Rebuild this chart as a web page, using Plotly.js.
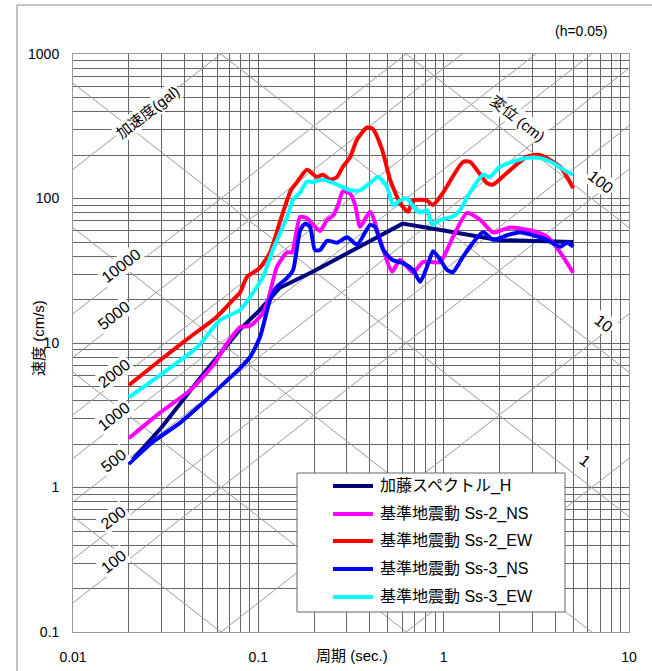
<!DOCTYPE html>
<html><head><meta charset="utf-8">
<script src="https://cdn.plot.ly/plotly-3.0.1.min.js"></script>
<style>html,body{margin:0;padding:0;background:#fff}</style>
</head><body><div id="chart" style="width:652px;height:671px"></div>
<script>
// ---- data ----
const seriesNames = ['加藤スペクトル_H','基準地震動 Ss-2_NS','基準地震動 Ss-2_EW','基準地震動 Ss-3_NS','基準地震動 Ss-3_EW'];
const seriesColors = ['#000080','#FF00FF','#FF0000','#0000FF','#00FFFF'];

const katoT = [0.02,0.03,0.05,0.08,0.1,0.13,0.2,0.3,0.6,1.0,2.0,5.0];
const katoV = [1.46,2.6,6.0,12.5,16.5,24,31.5,41.5,67,60,51.5,50];

const ss2nsT = [0.02,0.0295,0.0428,0.057,0.068,0.080,0.090,0.106,0.113,0.126,0.143,0.152,0.168,0.183,0.197,0.215,0.235,0.253,0.269,0.286,0.313,0.333,0.354,0.401,0.454,0.527,0.582,0.684,0.774,0.957,1.124,1.337,1.571,1.848,2.28,3.04,3.61,4.25,5.0];
const ss2nsV = [2.19,3.3,4.7,7.0,10.0,12.9,13.1,16.1,19.9,33.7,42.4,42.4,74.6,73,66,59.6,71,76,90,112,108,90,63.7,81,51.8,31.2,37.7,30.7,36.4,36.4,54.4,79.6,71.3,58.3,63.1,59.6,54.4,42.5,30.6];

const ss2ewT = [0.02,0.0295,0.0428,0.0598,0.073,0.0797,0.0869,0.1016,0.1157,0.1317,0.1499,0.162,0.183,0.207,0.223,0.244,0.266,0.286,0.313,0.341,0.386,0.415,0.465,0.514,0.582,0.643,0.684,0.81,0.874,0.989,1.27,1.39,1.71,1.85,2.19,2.80,3.29,4.25,5.0];
const ss2ewV = [5.1,7.6,11.0,15.2,19.9,22.3,28.7,33,42.4,71,114,130,158,141,146,135,141,166,194,256,310,303,219,135,93,81,97,97,90,109,179,179,128,125,150,194,200,166,118];

const ss3nsT = [0.02,0.027,0.0378,0.0485,0.0598,0.0797,0.0903,0.1021,0.1157,0.126,0.143,0.154,0.168,0.1786,0.190,0.202,0.215,0.235,0.266,0.301,0.341,0.401,0.426,0.471,0.527,0.604,0.684,0.746,0.813,0.877,0.957,1.045,1.124,1.273,1.441,1.632,1.848,2.198,2.58,3.04,3.61,4.25,4.63,5.0];
const ss3nsV = [1.46,2.07,2.8,3.7,4.74,6.7,8.0,11,19.9,24.5,28.2,32,60,67,63.7,44,44,51,49.5,54,48,65.6,63.7,44.3,37.7,35.7,31.9,26.5,33.6,43.2,37.7,31.9,31,39.6,49.5,58.3,51.8,55.7,58.5,55.7,51.8,46.4,49.5,46.4];

const ss3ewT = [0.02,0.0295,0.0467,0.0621,0.0797,0.0937,0.106,0.120,0.143,0.154,0.168,0.183,0.197,0.223,0.266,0.313,0.354,0.401,0.443,0.495,0.533,0.582,0.635,0.684,0.746,0.813,0.866,0.957,1.124,1.225,1.388,1.632,1.78,2.01,2.37,2.82,3.29,3.89,4.63,5.0];
const ss3ewV = [4.2,6.0,9.3,14.4,16.9,22.3,28.7,44.3,74.6,98,110,131,130,135,125,114,114,128,141,120,90,97,100,88,80,83,66,71,75,83,110,146,141,166,180,191,191,176,153,146];

const accelLines = [1,10,100,200,500,1000,2000,5000,10000,100000];
const accelLabelVals = [100,200,500,1000,2000,5000,10000];
const dispLines = [0.001,0.01,0.1,1,10,100];
const dispLabels = ['100','10','1'];

const xTickDecades = [0.01,0.1,1,10];
const xTickText = ['0.01','0.1','1','10'];
const yTickDecades = [0.1,1,10,100,1000];
const yTickText = ['0.1','1','10','100','1000'];

// ---- build ----
const FONT = '"Liberation Sans", Arial, "Noto Sans CJK JP", sans-serif';
const TWO_PI = 2*Math.PI;
function gridVals(decs){const v=[];for(let i=0;i<decs.length-1;i++){for(let k=1;k<10;k++)v.push(+(k*decs[i]).toPrecision(3));}v.push(decs[decs.length-1]);return v;}
function gridText(decs,txt){const vals=gridVals(decs);return vals.map(v=>{const i=decs.indexOf(v);return i>=0?txt[i]:'';});}

const traces = [];
const xEnds = [0.001, 100];
accelLines.forEach(a=>traces.push({x:xEnds,y:xEnds.map(t=>a*t/TWO_PI),mode:'lines',line:{color:'#9a9a9a',width:1},hoverinfo:'skip',showlegend:false}));
dispLines.forEach(d=>traces.push({x:xEnds,y:xEnds.map(t=>TWO_PI*d/t),mode:'lines',line:{color:'#9a9a9a',width:1},hoverinfo:'skip',showlegend:false}));

const dataT = [katoT,ss2nsT,ss2ewT,ss3nsT,ss3ewT];
const dataV = [katoV,ss2nsV,ss2ewV,ss3nsV,ss3ewV];
dataT.forEach((T,i)=>traces.push({x:T,y:dataV[i],name:seriesNames[i],mode:'lines',
  line:{color:seriesColors[i],width:4,shape:i===0?'linear':'spline',smoothing:0.6},showlegend:false}));

const annotations = [];
const ANG = Math.atan(144.5/185.3)*180/Math.PI;
accelLabelVals.forEach(a=>{
  const t = a===10000?0.0183:0.0166;
  annotations.push({xref:'x',yref:'y',x:Math.log10(t),y:Math.log10(a*t/TWO_PI),yshift:10,xanchor:'center',yanchor:'middle',text:String(a),showarrow:false,
    textangle:-ANG,bgcolor:'#fff',borderpad:1,font:{family:FONT,size:16,color:'#000'}});
});
function px2x(px){return (px-73)/556;}
function py2y(py){return (632-py)/578;}
function paperNote(px,py,text,size,angle,bg){
  const o={xref:'paper',yref:'paper',x:px2x(px),y:py2y(py),xanchor:'center',yanchor:'middle',text:text,showarrow:false,font:{family:FONT,size:size,color:'#000'}};
  if(angle)o.textangle=angle; if(bg){o.bgcolor='#fff';o.borderpad=1;} return o;
}
const dispLabelPos = [[600,182],[604,323],[585,460]];
dispLabels.forEach((s,i)=>annotations.push(paperNote(dispLabelPos[i][0],dispLabelPos[i][1],s,16,ANG,true)));
annotations.push(paperNote(147,112,'加速度(gal)',15,-ANG,true));
annotations.push(paperNote(518,118,'変位 (cm)',15,ANG,true));
annotations.push(paperNote(581,31,'(h=0.05)',14,0,false));
annotations.push(paperNote(352,655,'周期 (sec.)',15,0,false));
annotations.push(paperNote(38,338,'速度 (cm/s)',15,-90,false));

// manual legend
const shapes = [
  {type:'line',xref:'paper',yref:'paper',x0:px2x(17),x1:px2x(17),y0:py2y(5),y1:py2y(700),line:{color:'#8a8a8a',width:1}},
  {type:'line',xref:'paper',yref:'paper',x0:px2x(17),x1:px2x(700),y0:py2y(5),y1:py2y(5),line:{color:'#8a8a8a',width:1}},
  {type:'rect',xref:'paper',yref:'paper',x0:px2x(297),x1:px2x(565),y0:py2y(612),y1:py2y(473),fillcolor:'#fff',line:{color:'#666',width:1},layer:'above'}
];
const rowPy = [486,514,541,569,597];
seriesNames.forEach((n,i)=>{
  shapes.push({type:'line',xref:'paper',yref:'paper',x0:px2x(333),x1:px2x(373),y0:py2y(rowPy[i]),y1:py2y(rowPy[i]),line:{color:seriesColors[i],width:4},layer:'above'});
  annotations.push({xref:'paper',yref:'paper',x:px2x(378),y:py2y(rowPy[i]),xanchor:'left',yanchor:'middle',text:n,showarrow:false,font:{family:FONT,size:16,color:'#000'}});
});

const axisCommon = {type:'log',showgrid:true,gridcolor:'#666',gridwidth:1,zeroline:false,showline:true,mirror:true,linecolor:'#999',linewidth:1,ticks:'',tickfont:{family:FONT,size:14,color:'#000'}};
const layout = {
  width:652,height:671,margin:{l:73,r:23,t:54,b:39},paper_bgcolor:'#fff',plot_bgcolor:'#fff',showlegend:false,
  xaxis:Object.assign({},axisCommon,{range:[-2,1],tickmode:'array',tickvals:gridVals(xTickDecades),ticktext:gridText(xTickDecades,xTickText),ticklabelstandoff:12}),
  yaxis:Object.assign({},axisCommon,{range:[-1,3],tickmode:'array',tickvals:gridVals(yTickDecades),ticktext:gridText(yTickDecades,yTickText),ticklabelstandoff:10}),
  annotations:annotations,shapes:shapes
};
Plotly.newPlot('chart',traces,layout,{displayModeBar:false,staticPlot:true});
</script></body></html>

────────────────

Stated problem
Search the data for the word "chart" and copy each line where it appears.

Correct answer
Rebuild this chart as a web page, using Plotly.js.
</head><body><div id="chart" style="width:652px;height:671px"></div>
Plotly.newPlot('chart',traces,layout,{displayModeBar:false,staticPlot:true});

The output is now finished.